━━━ Available data

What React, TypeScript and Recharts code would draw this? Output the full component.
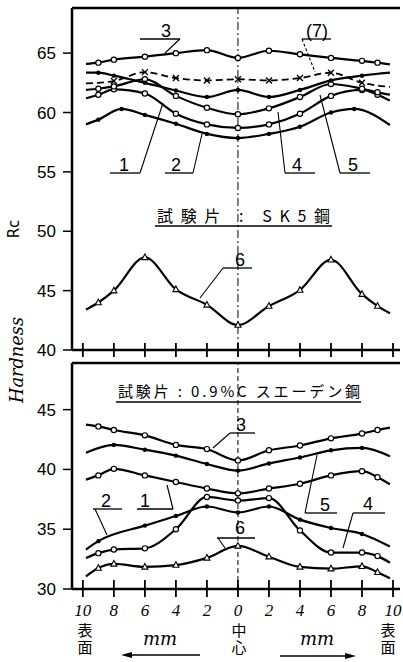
import React from "react";
import { LineChart, Line, XAxis, YAxis, ReferenceLine } from "recharts";

const TICKS_X = [-10, -8, -6, -4, -2, 0, 2, 4, 6, 8, 10];
const TICKS_TOP = [40, 45, 50, 55, 60, 65];
const TICKS_BOTTOM = [30, 35, 40, 45];

// x positions (mm from centre, left side negative)
const X_FULL = [-9.8, -9, -8, -6, -4, -2, 0, 2, 4, 6, 8, 9, 9.8];

// SK5 steel (top panel)
const sk3 = [64.1, 64.2, 64.45, 64.7, 65.0, 65.25, 64.6, 65.2, 64.9, 64.6, 64.35, 64.2, 64.05];
const sk7X = [-9.8, -8, -6, -4, -2, 0, 2, 4, 6, 8, 9.8];
const sk7 = [62.45, 62.65, 63.4, 62.9, 62.7, 62.8, 62.7, 62.9, 63.35, 62.5, 62.15];
const sk5X = [-9.8, -9, -8, -6, -4, -2, 0, 2, 4, 6, 8, 9.8];
const sk5 = [63.35, 63.35, 63.1, 62.5, 61.85, 61.3, 61.9, 61.3, 61.9, 62.7, 63.1, 63.35];
const sk4 = [61.9, 62.0, 62.2, 62.8, 61.4, 60.4, 59.85, 60.35, 61.3, 62.4, 62.0, 61.7, 61.5];
const sk1 = [61.2, 61.5, 61.95, 61.6, 59.9, 59.0, 58.7, 59.0, 59.9, 61.4, 61.9, 61.5, 61.0];
const sk2X = [-9.8, -9, -7.5, -6, -4, -2, 0, 2, 4, 6, 7.5, 9.8];
const sk2 = [59.0, 59.4, 60.3, 59.8, 59.05, 58.2, 57.85, 58.2, 58.8, 60.0, 60.3, 58.95];
const sk6 = [43.4, 44.0, 45.0, 47.8, 45.1, 43.8, 42.1, 43.7, 45.05, 47.6, 44.7, 43.7, 43.1];

// 0.9%C Swedish steel (bottom panel)
const sw3 = [43.75, 43.6, 43.3, 42.85, 42.05, 41.7, 40.75, 41.6, 42.0, 42.6, 43.0, 43.3, 43.5];
const sw5X = [-9.8, -8, -6, -4, -2, 0, 2, 4, 6, 8, 9.8];
const sw5 = [41.4, 42.05, 41.65, 41.15, 40.45, 39.9, 40.5, 41.0, 41.6, 41.8, 41.1];
const sw1 = [39.15, 39.5, 40.05, 39.5, 38.95, 38.4, 38.0, 38.4, 38.8, 39.5, 39.85, 39.35, 38.75];
const sw4 = [32.6, 33.0, 33.3, 33.4, 35.0, 37.7, 37.4, 37.6, 34.9, 33.05, 33.05, 32.75, 32.2];
const sw2X = [-9.8, -9, -6, -4, -2, 0, 2, 4, 6, 8, 9.8];
const sw2 = [33.3, 34.0, 35.3, 36.1, 36.9, 36.4, 36.9, 35.8, 35.1, 34.6, 33.55];
const sw6 = [31.05, 31.75, 32.1, 31.85, 32.0, 32.6, 33.6, 32.7, 31.85, 31.7, 31.9, 31.4, 30.9];

type Series = { key: string; xs: number[]; ys: number[] };

function buildRows(list: Series[]) {
  const map = new Map<number, Record<string, number>>();
  list.forEach((s) =>
    s.xs.forEach((x, i) => {
      const row = map.get(x) ?? { x };
      row[s.key] = s.ys[i];
      map.set(x, row);
    })
  );
  return [...map.values()].sort((a, b) => a.x - b.x);
}

const topRows = buildRows([
  { key: "c3", xs: X_FULL, ys: sk3 },
  { key: "c7", xs: sk7X, ys: sk7 },
  { key: "c5", xs: sk5X, ys: sk5 },
  { key: "c4", xs: X_FULL, ys: sk4 },
  { key: "c1", xs: X_FULL, ys: sk1 },
  { key: "c2", xs: sk2X, ys: sk2 },
  { key: "c6", xs: X_FULL, ys: sk6 },
]);

const bottomRows = buildRows([
  { key: "c3", xs: X_FULL, ys: sw3 },
  { key: "c5", xs: sw5X, ys: sw5 },
  { key: "c1", xs: X_FULL, ys: sw1 },
  { key: "c4", xs: X_FULL, ys: sw4 },
  { key: "c2", xs: sw2X, ys: sw2 },
  { key: "c6", xs: X_FULL, ys: sw6 },
]);

type Shape = "open" | "filled" | "cross" | "tri";

const makeDot = (shape: Shape) => (p: any) => {
  const { cx, cy, value, payload, index } = p;
  const k = `${shape}-${index}`;
  if (cx == null || cy == null || value == null || Math.abs(payload.x) > 9.5) return <g key={k} />;
  if (shape === "open")
    return <circle key={k} cx={cx} cy={cy} r={2.6} fill="#fff" stroke="#000" strokeWidth={1.2} />;
  if (shape === "filled") return <circle key={k} cx={cx} cy={cy} r={2.2} fill="#000" />;
  if (shape === "cross")
    return (
      <g key={k} stroke="#000" strokeWidth={1.3}>
        <line x1={cx - 3} y1={cy - 3} x2={cx + 3} y2={cy + 3} />
        <line x1={cx - 3} y1={cy + 3} x2={cx + 3} y2={cy - 3} />
      </g>
    );
  return (
    <polygon
      key={k}
      points={`${cx},${cy - 3.4} ${cx - 3},${cy + 2.2} ${cx + 3},${cy + 2.2}`}
      fill="#fff"
      stroke="#000"
      strokeWidth={1.1}
    />
  );
};

const curve = (key: string, shape: Shape, dashed = false) => (
  <Line
    key={key}
    dataKey={key}
    type="monotone"
    stroke="#000"
    strokeWidth={dashed ? 1.8 : 2.2}
    strokeDasharray={dashed ? "7 4" : undefined}
    dot={makeDot(shape)}
    activeDot={false}
    connectNulls
    isAnimationActive={false}
  />
);

const CrossTick = ({ x, y }: any) => (
  <line x1={x} x2={x} y1={y - 7} y2={y + 7} stroke="#000" strokeWidth={1.8} />
);

const LabelTick = ({ x, y, payload }: any) => (
  <g>
    <line x1={x} x2={x} y1={y - 9} y2={y + 8} stroke="#000" strokeWidth={1.8} />
    <text
      x={x}
      y={y + 27}
      textAnchor="middle"
      fontSize={17}
      fontStyle="italic"
      fontFamily="Liberation Serif"
      fill="#000"
    >
      {Math.abs(payload.value)}
    </text>
  </g>
);

const yTick = { fill: "#000", fontSize: 17, fontFamily: "Liberation Sans" };

function Tag({ t, tx, ty, u1, u2, uy, lx, ly, dashed }: any) {
  return (
    <g>
      <text x={tx} y={ty} textAnchor="middle" fontSize={18} fontFamily="Liberation Sans" fill="#000">
        {t}
      </text>
      <line x1={u1} x2={u2} y1={uy} y2={uy} stroke="#000" strokeWidth={1.3} />
      <line
        x1={lx[0]}
        y1={uy}
        x2={lx[1]}
        y2={ly}
        stroke="#000"
        strokeWidth={1.1}
        strokeDasharray={dashed ? "3 2" : undefined}
      />
    </g>
  );
}

// vertical two-character caption under the axis
function Vert({ x, t }: { x: number; t: string }) {
  return (
    <text
      x={x}
      y={623}
      fontFamily="Noto Sans CJK JP"
      fontSize={15}
      letterSpacing={2}
      fill="#000"
      style={{ writingMode: "vertical-rl" }}
    >
      {t}
    </text>
  );
}

export default function App() {
  return (
    <div style={{ position: "absolute", left: 0, top: 0, width: 403, height: 662, background: "#fff" }}>
      <div style={{ position: "absolute", left: 0, top: 0 }}>
        <LineChart width={403} height={364} data={topRows} margin={{ top: 8, right: 3, bottom: 0, left: 0 }}>
          <XAxis
            dataKey="x"
            type="number"
            domain={[-10.7, 10.45]}
            allowDataOverflow
            ticks={TICKS_X}
            interval={0}
            height={14}
            tickSize={0}
            tickMargin={0}
            tick={<CrossTick />}
            axisLine={{ stroke: "#000", strokeWidth: 2.5 }}
          />
          <YAxis
            type="number"
            domain={[40, 68.8]}
            allowDataOverflow
            ticks={TICKS_TOP}
            width={72}
            tickSize={9}
            tickMargin={7}
            tick={yTick}
            tickLine={{ stroke: "#000", strokeWidth: 1.5 }}
            axisLine={{ stroke: "#000", strokeWidth: 2.5 }}
          />
          <ReferenceLine y={68.8} stroke="#000" strokeWidth={2.5} />
          <ReferenceLine x={0} stroke="#000" strokeWidth={1} strokeDasharray="8 3 2 3" />
          {curve("c2", "filled")}
          {curve("c1", "open")}
          {curve("c4", "open")}
          {curve("c5", "filled")}
          {curve("c7", "cross", true)}
          {curve("c3", "open")}
          {curve("c6", "tri")}
        </LineChart>
      </div>
      <div style={{ position: "absolute", left: 0, top: 355 }}>
        <LineChart width={403} height={307} data={bottomRows} margin={{ top: 8, right: 3, bottom: 0, left: 0 }}>
          <XAxis
            dataKey="x"
            type="number"
            domain={[-10.7, 10.45]}
            allowDataOverflow
            ticks={TICKS_X}
            interval={0}
            height={73}
            tickSize={0}
            tickMargin={0}
            tick={<LabelTick />}
            axisLine={{ stroke: "#000", strokeWidth: 2.5 }}
          />
          <YAxis
            type="number"
            domain={[30, 48.9]}
            allowDataOverflow
            ticks={TICKS_BOTTOM}
            width={72}
            tickSize={9}
            tickMargin={7}
            tick={yTick}
            tickLine={{ stroke: "#000", strokeWidth: 1.5 }}
            axisLine={{ stroke: "#000", strokeWidth: 2.5 }}
          />
          <ReferenceLine y={48.9} stroke="#000" strokeWidth={2.5} />
          <ReferenceLine x={0} stroke="#000" strokeWidth={1} strokeDasharray="5 3" />
          {curve("c6", "tri")}
          {curve("c2", "filled")}
          {curve("c4", "open")}
          {curve("c1", "open")}
          {curve("c5", "filled")}
          {curve("c3", "open")}
        </LineChart>
      </div>
      <svg
        width={403}
        height={662}
        style={{ position: "absolute", left: 0, top: 0, pointerEvents: "none" }}
      >
        {/* axis titles */}
        <text x={0} y={0} transform="translate(19,229) rotate(-90)" textAnchor="middle" fontSize={15} fontFamily="DejaVu Sans" fill="#000">
          Rc
        </text>
        <text
          x={0}
          y={0}
          transform="translate(23,360) rotate(-90)"
          textAnchor="middle"
          fontSize={19}
          fontStyle="italic"
          fontFamily="DejaVu Serif"
          textLength={86}
          lengthAdjust="spacingAndGlyphs"
          fill="#000"
        >
          Hardness
        </text>

        {/* panel titles */}
        <text x={157} y={222} fontSize={16} fontFamily="Noto Sans CJK JP" textLength={173} lengthAdjust="spacing" fill="#000">
          試験片 : SK5鋼
        </text>
        <line x1={155} x2={332} y1={226} y2={226} stroke="#000" strokeWidth={1.3} />
        <text x={118} y={397} fontSize={15} fontFamily="Noto Sans CJK JP" textLength={242} lengthAdjust="spacing" fill="#000">
          試験片 : 0.9%C スエーデン鋼
        </text>
        <line x1={116} x2={361} y1={402} y2={402} stroke="#000" strokeWidth={1.3} />

        {/* curve tags, top panel */}
        <Tag t="3" tx={166} ty={37} u1={140} u2={180} uy={39} lx={[180, 165]} ly={53} />
        <Tag t="(7)" tx={317} ty={37} u1={302} u2={331} uy={39} lx={[302, 315]} ly={72} dashed />
        <Tag t="1" tx={124} ty={171} u1={110} u2={140} uy={173} lx={[140, 163]} ly={103} />
        <Tag t="2" tx={176} ty={171} u1={165} u2={193} uy={173} lx={[193, 202]} ly={134} />
        <Tag t="4" tx={297} ty={171} u1={285} u2={315} uy={173} lx={[285, 278]} ly={112} />
        <Tag t="5" tx={353} ty={171} u1={340} u2={370} uy={173} lx={[340, 320]} ly={95} />
        <Tag t="6" tx={240} ty={266} u1={223} u2={252} uy={268} lx={[223, 200]} ly={298} />

        {/* curve tags, bottom panel */}
        <Tag t="3" tx={241} ty={431} u1={230} u2={255} uy={433} lx={[230, 213]} ly={448} />
        <Tag t="5" tx={325} ty={511} u1={305} u2={337} uy={513} lx={[305, 317]} ly={455} />
        <Tag t="4" tx={368} ty={510} u1={353} u2={385} uy={513} lx={[353, 343]} ly={548} />
        <Tag t="2" tx={106} ty={507} u1={93} u2={122} uy={509} lx={[95, 107]} ly={535} />
        <Tag t="1" tx={145} ty={507} u1={137} u2={173} uy={509} lx={[173, 167]} ly={485} />
        <Tag t="6" tx={240} ty={534} u1={217} u2={255} uy={538} lx={[218, 225]} ly={548} />

        {/* bottom axis captions */}
        <Vert x={85} t="表面" />
        <Vert x={239} t="中心" />
        <Vert x={388} t="表面" />
        <g fontFamily="DejaVu Serif" fontStyle="italic" fontSize={18} fill="#000" textAnchor="middle">
          <text x={160} y={645}>mm</text>
          <text x={317} y={645}>mm</text>
        </g>
        <g stroke="#000" strokeWidth={1.5} fill="#000">
          <line x1={124} x2={200} y1={655} y2={655} />
          <polygon points="121,655 132,652 132,658" stroke="none" />
          <line x1={280} x2={352} y1={656} y2={656} />
          <polygon points="356,656 345,653 345,659" stroke="none" />
        </g>
      </svg>
    </div>
  );
}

━━━━━━

Task brief:
Repeat, word for word and with no pictures, only the lines running from the beginning of the data to the line that contains "6, 8, 9, 9.8];".

Solution to this problem:
What React, TypeScript and Recharts code would draw this? Output the full component.
import React from "react";
import { LineChart, Line, XAxis, YAxis, ReferenceLine } from "recharts";

const TICKS_X = [-10, -8, -6, -4, -2, 0, 2, 4, 6, 8, 10];
const TICKS_TOP = [40, 45, 50, 55, 60, 65];
const TICKS_BOTTOM = [30, 35, 40, 45];

// x positions (mm from centre, left side negative)
const X_FULL = [-9.8, -9, -8, -6, -4, -2, 0, 2, 4, 6, 8, 9, 9.8];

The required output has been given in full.